= TO DO =
Reproduce, exactly and in full, the lines from the one with "Write the React, TypeScript" through the one with "const envLowerY = [-42.6, -6.0, -6.0, -1.0, -1.0];" in the data below; drop pictures.

= EXTRACTED MATERIAL =

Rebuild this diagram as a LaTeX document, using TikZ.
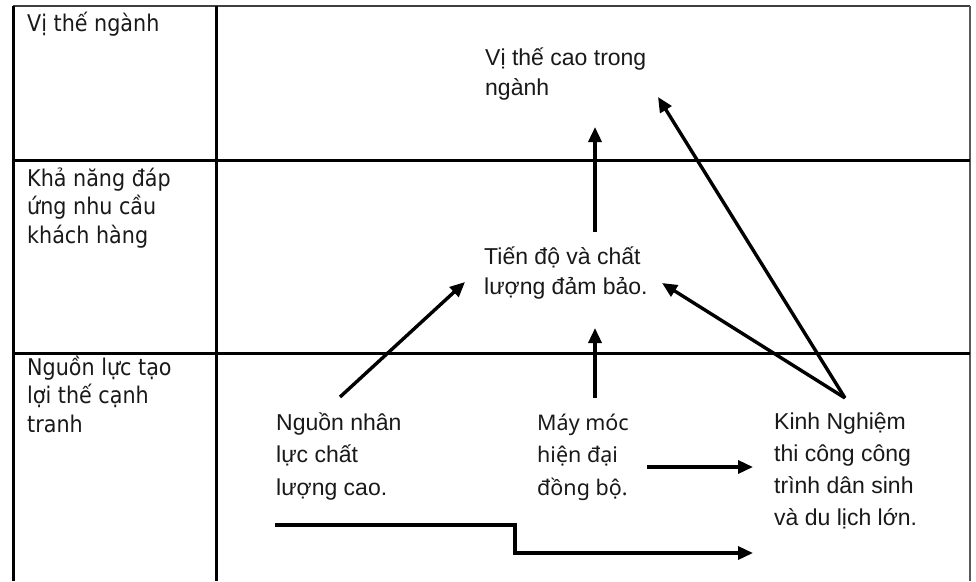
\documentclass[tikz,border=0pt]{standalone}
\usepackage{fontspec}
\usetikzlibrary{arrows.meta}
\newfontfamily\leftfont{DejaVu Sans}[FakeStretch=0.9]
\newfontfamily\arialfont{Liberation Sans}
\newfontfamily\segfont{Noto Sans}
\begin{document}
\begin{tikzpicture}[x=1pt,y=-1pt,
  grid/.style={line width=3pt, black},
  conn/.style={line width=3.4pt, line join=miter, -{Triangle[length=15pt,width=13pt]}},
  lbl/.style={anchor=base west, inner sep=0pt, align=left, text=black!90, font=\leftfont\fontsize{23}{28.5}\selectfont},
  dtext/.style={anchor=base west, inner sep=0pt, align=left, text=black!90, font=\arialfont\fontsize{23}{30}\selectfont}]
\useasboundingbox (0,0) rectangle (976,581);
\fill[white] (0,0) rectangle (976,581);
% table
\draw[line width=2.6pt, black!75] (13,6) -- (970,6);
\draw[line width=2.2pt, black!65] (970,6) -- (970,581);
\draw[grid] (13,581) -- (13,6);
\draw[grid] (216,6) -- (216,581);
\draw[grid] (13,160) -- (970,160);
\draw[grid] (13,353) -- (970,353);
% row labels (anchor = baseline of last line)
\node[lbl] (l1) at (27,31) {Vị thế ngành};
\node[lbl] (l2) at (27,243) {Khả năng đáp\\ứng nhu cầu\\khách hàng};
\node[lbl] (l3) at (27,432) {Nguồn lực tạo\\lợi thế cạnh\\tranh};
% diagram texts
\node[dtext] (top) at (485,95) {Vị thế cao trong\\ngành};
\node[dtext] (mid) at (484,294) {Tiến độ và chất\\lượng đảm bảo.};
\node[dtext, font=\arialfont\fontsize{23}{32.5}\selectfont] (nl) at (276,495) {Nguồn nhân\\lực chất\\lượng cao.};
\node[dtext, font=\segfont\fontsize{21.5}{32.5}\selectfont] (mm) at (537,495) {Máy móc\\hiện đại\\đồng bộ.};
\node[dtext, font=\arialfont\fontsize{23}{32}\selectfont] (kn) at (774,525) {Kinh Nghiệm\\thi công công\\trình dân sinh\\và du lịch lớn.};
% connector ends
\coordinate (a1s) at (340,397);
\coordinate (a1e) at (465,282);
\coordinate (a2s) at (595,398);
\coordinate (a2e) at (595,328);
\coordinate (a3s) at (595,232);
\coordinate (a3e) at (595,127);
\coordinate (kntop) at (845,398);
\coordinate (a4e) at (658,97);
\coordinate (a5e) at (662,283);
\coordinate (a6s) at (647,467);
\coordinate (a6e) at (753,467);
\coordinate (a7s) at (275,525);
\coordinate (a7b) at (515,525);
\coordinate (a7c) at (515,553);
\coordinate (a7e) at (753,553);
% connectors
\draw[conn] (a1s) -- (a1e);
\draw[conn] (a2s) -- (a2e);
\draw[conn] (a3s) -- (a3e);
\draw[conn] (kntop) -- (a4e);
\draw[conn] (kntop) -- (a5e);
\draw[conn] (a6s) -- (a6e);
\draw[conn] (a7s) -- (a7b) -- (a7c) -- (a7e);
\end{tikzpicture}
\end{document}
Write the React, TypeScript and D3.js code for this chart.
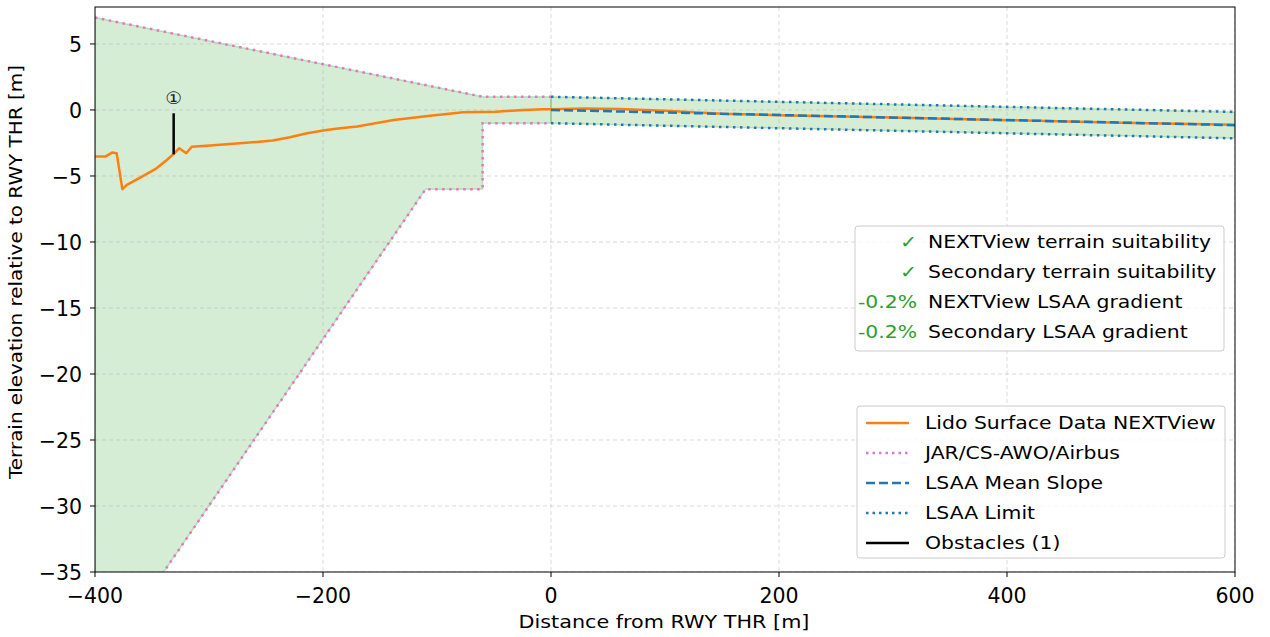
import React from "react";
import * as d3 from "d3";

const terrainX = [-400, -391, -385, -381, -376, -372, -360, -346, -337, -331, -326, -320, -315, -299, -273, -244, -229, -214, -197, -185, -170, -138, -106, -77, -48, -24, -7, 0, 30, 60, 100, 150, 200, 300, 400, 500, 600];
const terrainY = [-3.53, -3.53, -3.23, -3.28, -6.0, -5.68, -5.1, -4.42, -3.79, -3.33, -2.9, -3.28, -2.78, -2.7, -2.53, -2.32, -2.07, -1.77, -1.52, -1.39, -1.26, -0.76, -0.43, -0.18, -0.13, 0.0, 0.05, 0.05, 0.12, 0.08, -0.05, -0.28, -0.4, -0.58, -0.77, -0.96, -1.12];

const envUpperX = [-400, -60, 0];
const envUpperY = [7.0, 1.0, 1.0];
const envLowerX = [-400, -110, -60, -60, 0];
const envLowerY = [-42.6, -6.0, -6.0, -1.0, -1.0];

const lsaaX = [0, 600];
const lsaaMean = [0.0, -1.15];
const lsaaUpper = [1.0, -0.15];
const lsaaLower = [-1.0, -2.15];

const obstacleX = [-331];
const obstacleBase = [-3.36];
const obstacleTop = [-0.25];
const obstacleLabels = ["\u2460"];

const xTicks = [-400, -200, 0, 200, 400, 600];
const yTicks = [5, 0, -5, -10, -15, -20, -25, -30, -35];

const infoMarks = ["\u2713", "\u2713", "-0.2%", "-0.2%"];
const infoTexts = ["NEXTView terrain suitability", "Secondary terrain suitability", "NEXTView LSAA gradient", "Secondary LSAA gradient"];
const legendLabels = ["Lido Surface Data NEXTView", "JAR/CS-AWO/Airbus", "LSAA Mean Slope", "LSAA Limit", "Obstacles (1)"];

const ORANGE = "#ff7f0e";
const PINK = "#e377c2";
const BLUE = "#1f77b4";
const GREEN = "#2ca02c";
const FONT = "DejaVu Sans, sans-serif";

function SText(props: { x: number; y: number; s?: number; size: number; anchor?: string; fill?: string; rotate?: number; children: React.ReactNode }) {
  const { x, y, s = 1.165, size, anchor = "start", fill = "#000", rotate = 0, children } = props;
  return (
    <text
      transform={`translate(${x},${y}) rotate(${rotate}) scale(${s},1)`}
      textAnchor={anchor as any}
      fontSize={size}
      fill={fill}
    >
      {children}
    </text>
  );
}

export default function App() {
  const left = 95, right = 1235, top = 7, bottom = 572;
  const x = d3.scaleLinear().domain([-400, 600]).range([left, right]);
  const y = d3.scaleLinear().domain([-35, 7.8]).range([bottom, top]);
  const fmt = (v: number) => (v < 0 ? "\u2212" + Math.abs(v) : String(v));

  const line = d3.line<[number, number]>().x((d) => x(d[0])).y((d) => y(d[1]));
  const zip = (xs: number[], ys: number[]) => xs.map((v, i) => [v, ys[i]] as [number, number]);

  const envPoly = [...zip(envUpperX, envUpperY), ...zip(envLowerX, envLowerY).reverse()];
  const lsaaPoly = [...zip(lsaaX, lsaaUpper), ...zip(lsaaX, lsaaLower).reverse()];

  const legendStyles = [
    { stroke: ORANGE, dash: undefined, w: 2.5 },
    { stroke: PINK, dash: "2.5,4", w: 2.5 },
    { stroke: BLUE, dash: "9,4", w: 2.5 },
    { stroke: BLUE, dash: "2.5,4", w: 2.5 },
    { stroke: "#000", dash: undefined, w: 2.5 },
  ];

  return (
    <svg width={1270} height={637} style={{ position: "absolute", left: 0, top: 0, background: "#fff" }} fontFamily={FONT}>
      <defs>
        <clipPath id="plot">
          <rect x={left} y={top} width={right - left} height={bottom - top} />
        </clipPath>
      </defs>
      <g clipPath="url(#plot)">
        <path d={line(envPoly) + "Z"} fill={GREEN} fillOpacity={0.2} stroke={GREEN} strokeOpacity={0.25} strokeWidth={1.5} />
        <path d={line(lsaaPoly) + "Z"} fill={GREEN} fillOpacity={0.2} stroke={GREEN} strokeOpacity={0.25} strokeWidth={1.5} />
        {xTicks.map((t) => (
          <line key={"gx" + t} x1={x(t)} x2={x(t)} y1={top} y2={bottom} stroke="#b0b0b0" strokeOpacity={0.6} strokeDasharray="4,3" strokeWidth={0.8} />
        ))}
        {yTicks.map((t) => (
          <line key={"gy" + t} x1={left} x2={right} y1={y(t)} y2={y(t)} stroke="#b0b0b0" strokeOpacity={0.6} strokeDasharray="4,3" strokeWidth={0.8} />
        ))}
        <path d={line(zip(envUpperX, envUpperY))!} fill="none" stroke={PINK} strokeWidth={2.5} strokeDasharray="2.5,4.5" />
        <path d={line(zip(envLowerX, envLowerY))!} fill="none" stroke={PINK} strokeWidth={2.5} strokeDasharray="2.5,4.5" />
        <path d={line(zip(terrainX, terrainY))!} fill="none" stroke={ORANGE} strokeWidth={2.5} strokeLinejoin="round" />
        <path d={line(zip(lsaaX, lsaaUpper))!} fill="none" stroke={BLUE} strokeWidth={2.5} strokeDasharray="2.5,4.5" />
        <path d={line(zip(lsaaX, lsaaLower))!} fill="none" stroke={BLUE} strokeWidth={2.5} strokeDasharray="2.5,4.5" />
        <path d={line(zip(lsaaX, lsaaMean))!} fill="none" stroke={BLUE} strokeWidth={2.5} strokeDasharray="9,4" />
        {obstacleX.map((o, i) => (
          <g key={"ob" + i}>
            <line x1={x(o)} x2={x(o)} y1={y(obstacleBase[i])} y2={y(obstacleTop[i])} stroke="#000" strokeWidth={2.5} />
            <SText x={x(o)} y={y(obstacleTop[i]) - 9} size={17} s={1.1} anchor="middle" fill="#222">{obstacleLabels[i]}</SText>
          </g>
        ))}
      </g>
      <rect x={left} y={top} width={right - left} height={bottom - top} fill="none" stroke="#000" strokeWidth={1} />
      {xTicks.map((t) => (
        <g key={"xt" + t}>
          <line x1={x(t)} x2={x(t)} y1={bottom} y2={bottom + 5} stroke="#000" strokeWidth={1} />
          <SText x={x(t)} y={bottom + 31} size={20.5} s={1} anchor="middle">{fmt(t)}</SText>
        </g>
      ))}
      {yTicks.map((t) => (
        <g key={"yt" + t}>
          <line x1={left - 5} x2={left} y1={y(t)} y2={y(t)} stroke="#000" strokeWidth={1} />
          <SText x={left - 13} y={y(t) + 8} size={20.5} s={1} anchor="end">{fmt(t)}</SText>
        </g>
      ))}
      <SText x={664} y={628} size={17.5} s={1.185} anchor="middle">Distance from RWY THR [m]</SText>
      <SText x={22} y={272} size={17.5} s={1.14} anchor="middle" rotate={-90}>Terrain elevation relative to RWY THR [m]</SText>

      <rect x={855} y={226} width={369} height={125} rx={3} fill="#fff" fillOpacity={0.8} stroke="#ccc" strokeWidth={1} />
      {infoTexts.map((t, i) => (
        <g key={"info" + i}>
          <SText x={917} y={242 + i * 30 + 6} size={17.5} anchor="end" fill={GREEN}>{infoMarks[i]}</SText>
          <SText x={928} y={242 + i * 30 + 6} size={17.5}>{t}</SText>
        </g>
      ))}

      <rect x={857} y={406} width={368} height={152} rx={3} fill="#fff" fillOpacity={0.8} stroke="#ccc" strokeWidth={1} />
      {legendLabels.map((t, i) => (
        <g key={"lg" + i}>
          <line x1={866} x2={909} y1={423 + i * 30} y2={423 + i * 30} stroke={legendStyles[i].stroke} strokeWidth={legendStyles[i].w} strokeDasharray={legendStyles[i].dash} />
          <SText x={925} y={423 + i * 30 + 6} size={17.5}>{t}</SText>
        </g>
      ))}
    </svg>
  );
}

= EXERCISE RESULT =
Write the React, TypeScript and D3.js code for this chart.
import React from "react";
import * as d3 from "d3";

const terrainX = [-400, -391, -385, -381, -376, -372, -360, -346, -337, -331, -326, -320, -315, -299, -273, -244, -229, -214, -197, -185, -170, -138, -106, -77, -48, -24, -7, 0, 30, 60, 100, 150, 200, 300, 400, 500, 600];
const terrainY = [-3.53, -3.53, -3.23, -3.28, -6.0, -5.68, -5.1, -4.42, -3.79, -3.33, -2.9, -3.28, -2.78, -2.7, -2.53, -2.32, -2.07, -1.77, -1.52, -1.39, -1.26, -0.76, -0.43, -0.18, -0.13, 0.0, 0.05, 0.05, 0.12, 0.08, -0.05, -0.28, -0.4, -0.58, -0.77, -0.96, -1.12];

const envUpperX = [-400, -60, 0];
const envUpperY = [7.0, 1.0, 1.0];
const envLowerX = [-400, -110, -60, -60, 0];
const envLowerY = [-42.6, -6.0, -6.0, -1.0, -1.0];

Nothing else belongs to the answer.